Jaffna, Jan 8: Sri Lankan Tamils turned out in large numbers on Thursday to cast their ballots in the crucial presidential election, defying what the opposition alleged as attempts to discourage polling in the heavily militarised Jaffna peninsula.[Rajapaksa confident of winning the election]
Incumbent president Mahinda Rajapaksa has a low popularity in this region where decades-long civil war ended with the defeat of the LTTE in 2009. A blast was heard as voting began in the northern region and Sri Lankan Tamils felt it was an attempt to discourage the people from turning out to vote.
Rajapaksa is unpopular in the Tamil-dominated Jaffna for his role in the military campaign against the LTTE separatists in which thousands of civilians were killed.

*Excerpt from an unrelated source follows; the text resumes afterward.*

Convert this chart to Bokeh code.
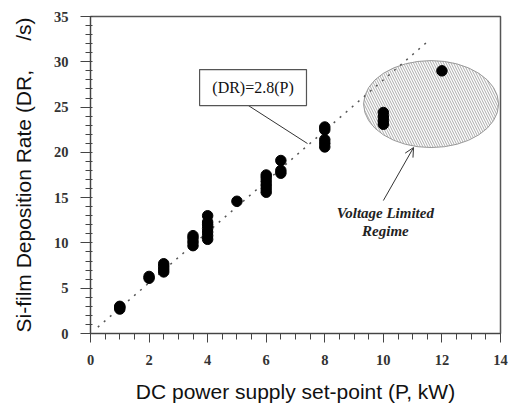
from bokeh.plotting import figure
from bokeh.models import (Label, Arrow, OpenHead, FixedTicker, Range1d)
from bokeh.embed import file_html
from bokeh.resources import INLINE

# Measured deposition rate vs. DC power set-point
power_kw = [1, 1, 1,
            2, 2,
            2.5, 2.5, 2.5, 2.5,
            3.5, 3.5, 3.5, 3.5,
            4, 4, 4, 4, 4, 4, 4,
            5,
            6, 6, 6, 6, 6, 6,
            6.5, 6.5, 6.5,
            8, 8, 8, 8, 8,
            10, 10, 10, 10,
            12]
rate = [2.7, 2.9, 3.0,
        6.1, 6.3,
        6.8, 7.1, 7.4, 7.7,
        9.7, 10.1, 10.5, 10.8,
        10.4, 10.8, 11.2, 11.6, 12.0, 12.3, 13.0,
        14.6,
        15.6, 16.0, 16.4, 16.8, 17.2, 17.5,
        17.7, 18.0, 19.1,
        20.6, 21.0, 21.4, 22.5, 22.8,
        23.1, 23.5, 23.9, 24.4,
        29.0]

# Linear fit DR = 2.8 P
fit_slope = 2.8
fit_x = [0.25, 11.6]
fit_y = [fit_slope * v for v in fit_x]

x_ticks = [0, 2, 4, 6, 8, 10, 12, 14]
y_ticks = [0, 5, 10, 15, 20, 25, 30, 35]

p = figure(width=513, height=408, output_backend="svg", toolbar_location=None,
           x_range=Range1d(0, 14), y_range=Range1d(0, 35),
           min_border_left=90, min_border_right=13, min_border_top=16,
           min_border_bottom=75)
p.grid.visible = False
p.background_fill_color = "white"
p.outline_line_color = "#555555"
p.outline_line_width = 1.5

# axes
tick_font = "Liberation Serif"
for ax in (p.xaxis[0], p.yaxis[0]):
    ax.major_label_text_font = tick_font
    ax.major_label_text_font_style = "bold"
    ax.major_label_text_font_size = "14.5px"
    ax.major_label_text_color = "#333333"
    ax.axis_line_color = "#444444"
    ax.major_tick_line_color = "#444444"
    ax.minor_tick_line_color = "#444444"
    ax.axis_label_text_font = "Liberation Sans"
    ax.axis_label_text_font_style = "normal"
    ax.axis_label_text_font_size = "21px"
    ax.axis_label_text_color = "#111111"

p.xaxis.ticker = FixedTicker(ticks=x_ticks, minor_ticks=[i * 0.5 for i in range(29)])
p.yaxis.ticker = FixedTicker(ticks=y_ticks, minor_ticks=list(range(36)))
p.xaxis.major_tick_out = 9
p.xaxis.major_tick_in = 0
p.xaxis.minor_tick_out = 6
p.xaxis.minor_tick_in = 0
p.yaxis.major_tick_out = 10
p.yaxis.major_tick_in = 0
p.yaxis.minor_tick_out = 5
p.yaxis.minor_tick_in = 2
p.xaxis.major_label_standoff = 12
p.yaxis.major_label_standoff = 12
p.xaxis.axis_label = "DC power supply set-point (P, kW)"
# non-breaking spaces keep the gap before the unit
p.yaxis.axis_label = "Si-film Deposition Rate (DR,\u00a0\u00a0\u00a0\u00a0\u00a0/s)"
p.xaxis.axis_label_standoff = 12
p.yaxis.axis_label_standoff = 16

# voltage-limited region
p.ellipse(x=11.63, y=25.33, width=4.61, height=9.6,
          fill_color="white", line_color="#9a9a9a", line_width=1,
          hatch_pattern="\\", hatch_color="#a0a0a0", hatch_scale=5,
          hatch_weight=0.9)

# fit line
p.line(fit_x, fit_y, line_color="#555555", line_width=1.5, line_dash="2 6")

# data
p.scatter(power_kw, rate, size=10.5, marker="circle", fill_color="black",
          line_color="black")

# fit equation label with leader
p.line([5.39, 7.41], [25.17, 20.97], line_color="#333333", line_width=1)
p.rect(x=5.55, y=27.15, width=3.65, height=3.97, fill_color="white",
       line_color="#555555", line_width=1.2)
p.add_layout(Label(x=5.55, y=27.15, text="(DR)=2.8(P)", text_align="center",
                   text_baseline="middle", text_font="Liberation Serif",
                   text_font_size="16px", text_color="#111111"))

# regime annotation
p.add_layout(Arrow(end=OpenHead(size=9, line_color="#333333", line_width=1),
                   x_start=10.0, y_start=14.68, x_end=11.03, y_end=20.53,
                   line_color="#333333", line_width=1))
for txt, yy in (("Voltage Limited", 13.35), ("Regime", 11.37)):
    p.add_layout(Label(x=10.07, y=yy, text=txt, text_align="center",
                       text_baseline="middle", text_font="Liberation Serif",
                       text_font_style="bold italic", text_font_size="15px",
                       text_color="#222222"))

open("out.html", "w").write(file_html(p, INLINE))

Tamils make up the biggest minority in Sri Lanka by accounting 13 per cent of the country's 15 million voters and could play a decisive role if the majority Sinhalese votes get split between Rajapaksa and his challengers. The main Tamil outfit, the Tamil National Alliance, has decided to support opposition candidate Maithripala Sirisena, the former party collague of Rajkapaksa.

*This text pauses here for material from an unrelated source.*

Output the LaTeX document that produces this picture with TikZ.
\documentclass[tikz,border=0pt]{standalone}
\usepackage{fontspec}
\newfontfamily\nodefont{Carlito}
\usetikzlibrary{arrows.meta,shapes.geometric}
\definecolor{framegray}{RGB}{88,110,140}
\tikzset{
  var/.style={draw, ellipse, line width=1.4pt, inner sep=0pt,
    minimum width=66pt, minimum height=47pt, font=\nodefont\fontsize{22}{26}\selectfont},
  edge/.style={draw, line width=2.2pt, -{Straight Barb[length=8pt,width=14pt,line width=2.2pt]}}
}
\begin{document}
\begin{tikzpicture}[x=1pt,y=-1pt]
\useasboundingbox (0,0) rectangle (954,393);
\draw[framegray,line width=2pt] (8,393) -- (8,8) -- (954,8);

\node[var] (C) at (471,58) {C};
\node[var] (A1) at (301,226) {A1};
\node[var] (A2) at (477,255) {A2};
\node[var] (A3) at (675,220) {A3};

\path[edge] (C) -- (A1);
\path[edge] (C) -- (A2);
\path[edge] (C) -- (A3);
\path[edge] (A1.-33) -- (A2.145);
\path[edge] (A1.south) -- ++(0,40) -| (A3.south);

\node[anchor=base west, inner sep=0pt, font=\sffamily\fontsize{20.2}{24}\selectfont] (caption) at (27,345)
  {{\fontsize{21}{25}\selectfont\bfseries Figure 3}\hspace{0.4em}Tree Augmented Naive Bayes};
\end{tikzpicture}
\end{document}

The Campaign for Free and Fair Elections (CaFFE), a private group monitoring the polls said the voter turnout was exceptionally high in most parts of the country, including the former war zones, an AFP report said.
"We are seeing heightened enthusiasm among minorities," CaFFE chief Keerthi Thennakoon told the AFP.
The LTTE ran Jaffna as a de facto state for nearly five years till 1995 and the area has been heavily militarised since the war concluded in 2009.